Это прекрасным образом выявлено в рассказе. Ни у одного из большевистских персонажей не только нет имени, но никому из них не дано и внутреннего монолога: видимо, по мнению автора, им и сказать нечего, они могут только действовать по заложенной в них программе. Повстанцы у Быкова — внутренне свободные, а потому разные люди, а в их преследователях если и есть что-то индивидуальное, то только на уровне аномальных внешних проявлений, вроде доходящих до смешного гримас и подергиваний и немотивированных поступков. Один из них, например, неизвестно зачем стреляет в безоружного, связанного человека. Другой, с презрительной кличкой «комиссарчик», плюгавого вида, с невероятно агрессивными манерами большевик, не в состоянии ничего сделать сам из-за своей физической слабости, а потому, проводя дознание одного из повстанцев, вызывает на подмогу своих приспешников, и вместе они избивают несчастного до смерти.

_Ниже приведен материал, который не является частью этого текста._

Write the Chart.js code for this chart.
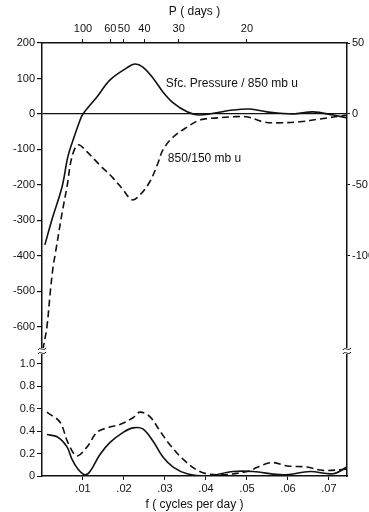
<!DOCTYPE html>
<html>
<head>
<meta charset="utf-8">
<script src="https://cdn.jsdelivr.net/npm/chart.js@4.4.1/dist/chart.umd.min.js"></script>
<style>
  html, body { margin: 0; padding: 0; background: #fff; }
  #wrap { width: 369px; height: 512px; }
</style>
</head>
<body>
<div id="wrap"><canvas id="graphe"></canvas></div>
<script>
// cospectrum (top panel)
const freqSfc = [0.0007, 0.0024, 0.0049, 0.0063, 0.0076, 0.0093, 0.0100, 0.0134, 0.0166, 0.0207, 0.0227, 0.0246, 0.0271, 0.0295, 0.0320, 0.0354, 0.0385, 0.0466, 0.0507, 0.0549, 0.0612, 0.0661, 0.0710, 0.0744];
const coSfc = [-369, -299, -205, -121, -73, -17, 0, 48, 96, 130, 141, 132, 101, 62, 31, 6, -3, 11, 14, 6, 0, 6, -3, -11];

const freqUpper = [0.0002, 0.0012, 0.0020, 0.0027, 0.0032, 0.0049, 0.0061, 0.0073, 0.0088, 0.0110, 0.0141, 0.0173, 0.0198, 0.0220, 0.0239, 0.0263, 0.0283, 0.0295, 0.0320, 0.0354, 0.0385, 0.0427, 0.0466, 0.0500, 0.0539, 0.0573, 0.0629, 0.0678, 0.0744];
const coUpper = [-665, -600, -504, -431, -397, -279, -205, -121, -87, -107, -144, -180, -214, -242, -228, -191, -138, -101, -65, -37, -17, -11, -8, -8, -22, -25, -22, -14, -3];

// coherence (bottom panel)
const freqCohSfc = [0.0012, 0.0037, 0.0061, 0.0073, 0.0088, 0.0105, 0.0117, 0.0141, 0.0166, 0.0198, 0.0222, 0.0246, 0.0271, 0.0295, 0.0320, 0.0354, 0.0402, 0.0466, 0.0515, 0.0588, 0.0654, 0.0710, 0.0744];
const cohSfc = [0.37, 0.35, 0.26, 0.15, 0.06, 0.01, 0.04, 0.19, 0.30, 0.39, 0.43, 0.42, 0.31, 0.17, 0.08, 0.02, 0.0, 0.04, 0.04, 0.01, 0.04, 0.02, 0.08];

const freqCohUpper = [0.0012, 0.0044, 0.0063, 0.0085, 0.0110, 0.0134, 0.0159, 0.0190, 0.0222, 0.0239, 0.0263, 0.0288, 0.0312, 0.0344, 0.0385, 0.0427, 0.0500, 0.0539, 0.0563, 0.0598, 0.0646, 0.0685, 0.0744];
const cohUpper = [0.57, 0.48, 0.30, 0.18, 0.26, 0.39, 0.43, 0.46, 0.52, 0.57, 0.53, 0.40, 0.28, 0.15, 0.04, 0.01, 0.04, 0.10, 0.12, 0.09, 0.08, 0.05, 0.06];

// ticks
const freqTicks = [0.01, 0.02, 0.03, 0.04, 0.05, 0.06, 0.07];
const periodTicks = [100, 60, 50, 40, 30, 20];
const coTicks = [200, 100, 0, -100, -200, -300, -400, -500, -600];
const coRightTicks = [50, 0, -50, -100];
const cohTicks = [0, 0.2, 0.4, 0.6, 0.8, 1.0];

const fMax = 0.0744;
const coMin = -668, coMax = 200;
const cohMax = 1.116;

const ink = '#111';
const police = { family: "'Liberation Sans', Arial, sans-serif", size: 11 };

function pts(xs, ys) {
    return xs.map((x, i) => ({ x: x, y: ys[i] }));
}
function setTicks(list) {
    return function (scale) { scale.ticks = list.map(v => ({ value: v })); };
}
function fixWidth(w) {
    return function (scale) { scale.width = w; };
}
function fixHeight(h) {
    return function (scale) { scale.height = h; };
}

// little break marks on the vertical axes + curve labels
const extras = {
    id: 'extras',
    afterDraw(chart) {
        const c = chart.ctx;
        const yP = chart.scales.yP, x = chart.scales.x;
        const yb = chart.scales.yC.top;
        c.save();
        c.strokeStyle = ink;
        c.lineWidth = 1;
        [chart.chartArea.left, chart.chartArea.right].forEach(function (xa) {
            c.fillStyle = '#fff';
            c.fillRect(xa - 2, yb - 3, 4, 6);
            [-2, 2].forEach(function (d) {
                c.beginPath();
                c.moveTo(xa - 4, yb + d + 1);
                c.bezierCurveTo(xa - 2, yb + d - 3, xa + 1, yb + d + 3, xa + 4, yb + d - 1);
                c.stroke();
            });
        });
        c.fillStyle = ink;
        c.font = "12px 'Liberation Sans', Arial, sans-serif";
        c.textBaseline = 'middle';
        c.fillText('Sfc. Pressure / 850 mb u', x.getPixelForValue(0.0302), yP.getPixelForValue(85));
        c.fillText('850/150 mb u', x.getPixelForValue(0.0307), yP.getPixelForValue(-127));
        c.restore();
    }
};

const ligne = { borderColor: ink, borderWidth: 1.6, pointRadius: 0, tension: 0.35, fill: false };

new Chart(document.getElementById('graphe'), {
    type: 'line',
    data: {
        datasets: [
            Object.assign({ label: 'Sfc. Pressure / 850 mb u', data: pts(freqSfc, coSfc), xAxisID: 'x', yAxisID: 'yP' }, ligne),
            Object.assign({ label: '850/150 mb u', data: pts(freqUpper, coUpper), xAxisID: 'x', yAxisID: 'yP', borderDash: [7, 4] }, ligne),
            Object.assign({ label: 'coh sfc', data: pts(freqCohSfc, cohSfc), xAxisID: 'x', yAxisID: 'yC' }, ligne),
            Object.assign({ label: 'coh 850/150', data: pts(freqCohUpper, cohUpper), xAxisID: 'x', yAxisID: 'yC', borderDash: [7, 4] }, ligne)
        ]
    },
    options: {
        responsive: true,
        maintainAspectRatio: false,
        animation: false,
        layout: { padding: 0 },
        plugins: { legend: { display: false }, tooltip: { enabled: false } },
        scales: {
            x: {
                type: 'linear', position: 'bottom', min: 0, max: fMax,
                afterBuildTicks: setTicks(freqTicks),
                afterFit: fixHeight(36),
                border: { color: ink, width: 1.5 },
                grid: { drawOnChartArea: false, color: ink, tickLength: 4 },
                ticks: { color: ink, font: police, padding: 2, maxRotation: 0, autoSkip: false, callback: v => v.toFixed(2).replace('0.', '.') },
                title: { display: true, text: 'f ( cycles per day )', color: ink, font: { family: police.family, size: 12 }, padding: { top: 2, bottom: 0 } }
            },
            xP: {
                type: 'linear', position: 'top', min: 0, max: fMax,
                afterBuildTicks: scale => { scale.ticks = periodTicks.map(p => ({ value: 1 / p })); },
                afterFit: fixHeight(43),
                border: { color: ink, width: 1.5 },
                grid: { drawOnChartArea: false, color: ink, tickLength: 4 },
                ticks: { color: ink, font: police, padding: 3, maxRotation: 0, autoSkip: false, callback: v => String(Math.round(1 / v)) },
                title: { display: true, text: 'P ( days )', color: ink, font: { family: police.family, size: 12 }, padding: { top: 4, bottom: 2 } }
            },
            // left stack: bottom panel defined first (left boxes are placed in reverse)
            yC: {
                type: 'linear', position: 'left', stack: 'gauche', stackWeight: 125,
                min: 0, max: cohMax,
                afterBuildTicks: setTicks(cohTicks),
                afterFit: fixWidth(42),
                border: { color: ink, width: 1.5 },
                grid: { drawOnChartArea: false, color: ink, tickLength: 5 },
                ticks: { color: ink, font: police, padding: 2, autoSkip: false, callback: v => v === 0 ? '0' : v.toFixed(1) }
            },
            yP: {
                type: 'linear', position: 'left', stack: 'gauche', stackWeight: 308,
                min: coMin, max: coMax,
                afterBuildTicks: setTicks(coTicks),
                afterFit: fixWidth(42),
                border: { color: ink, width: 1.5 },
                grid: {
                    drawOnChartArea: true, tickLength: 5, tickColor: ink, lineWidth: 1.2,
                    color: ctx => (ctx.tick && ctx.tick.value === 0) ? ink : 'rgba(0,0,0,0)'
                },
                ticks: { color: ink, font: police, padding: 2, autoSkip: false }
            },
            yPR: {
                type: 'linear', position: 'right', stack: 'droite', stackWeight: 308,
                min: coMin / 4, max: coMax / 4,
                afterBuildTicks: setTicks(coRightTicks),
                afterFit: fixWidth(22),
                border: { color: ink, width: 1.5 },
                grid: { drawOnChartArea: false, color: ink, tickLength: 3 },
                ticks: { color: ink, font: police, padding: 2, autoSkip: false }
            },
            yCR: {
                type: 'linear', position: 'right', stack: 'droite', stackWeight: 125,
                min: 0, max: cohMax,
                afterFit: fixWidth(22),
                border: { color: ink, width: 1.5 },
                grid: { drawOnChartArea: false, drawTicks: false },
                ticks: { display: false }
            }
        }
    },
    plugins: [extras]
});
</script>
</body>
</html>
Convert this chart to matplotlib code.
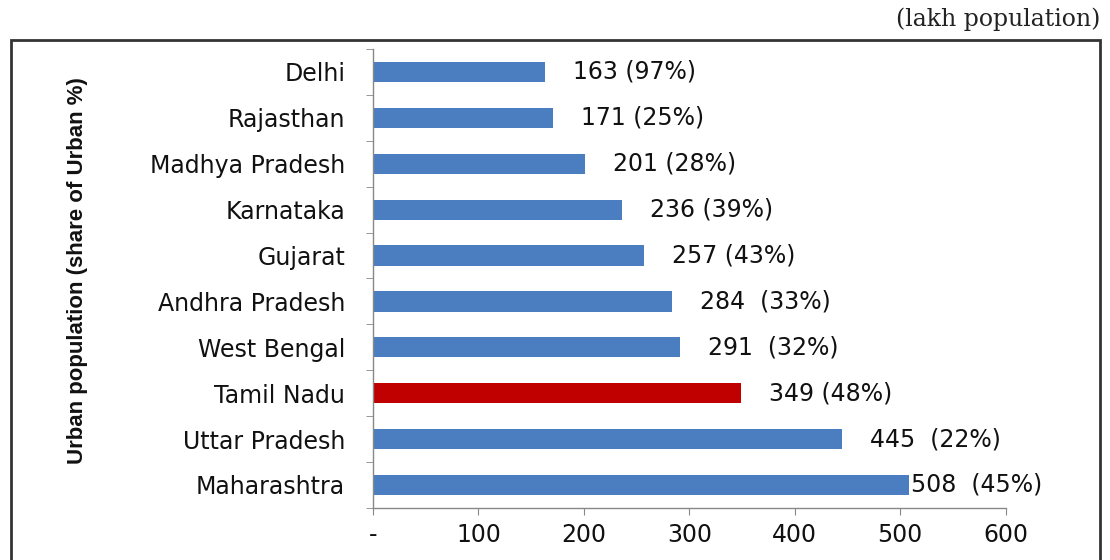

Конец рассказа, однако, несет ветерок надежды, так как не все повстанцы исчезают с лица белорусской земли бесследно. Они оставляют в живых пятнадцатилетнего Володьку: он должен спрятать их могилу, но главная его задача — выжить и сохранить память о тех, кто сопротивлялся.


Последний рассказ цикла — «Бедные люди» — имеет реальную жизненную основу. Об этом я узнала во время интервью 2001 года. Быков вспоминает свои последние годы жизни в Гродно, описывает свои собственные проблемы с КГБ, а также дружбу с Алексеем Карпюком и Борисом Клейном, история которого и легла в основу рассказа[306].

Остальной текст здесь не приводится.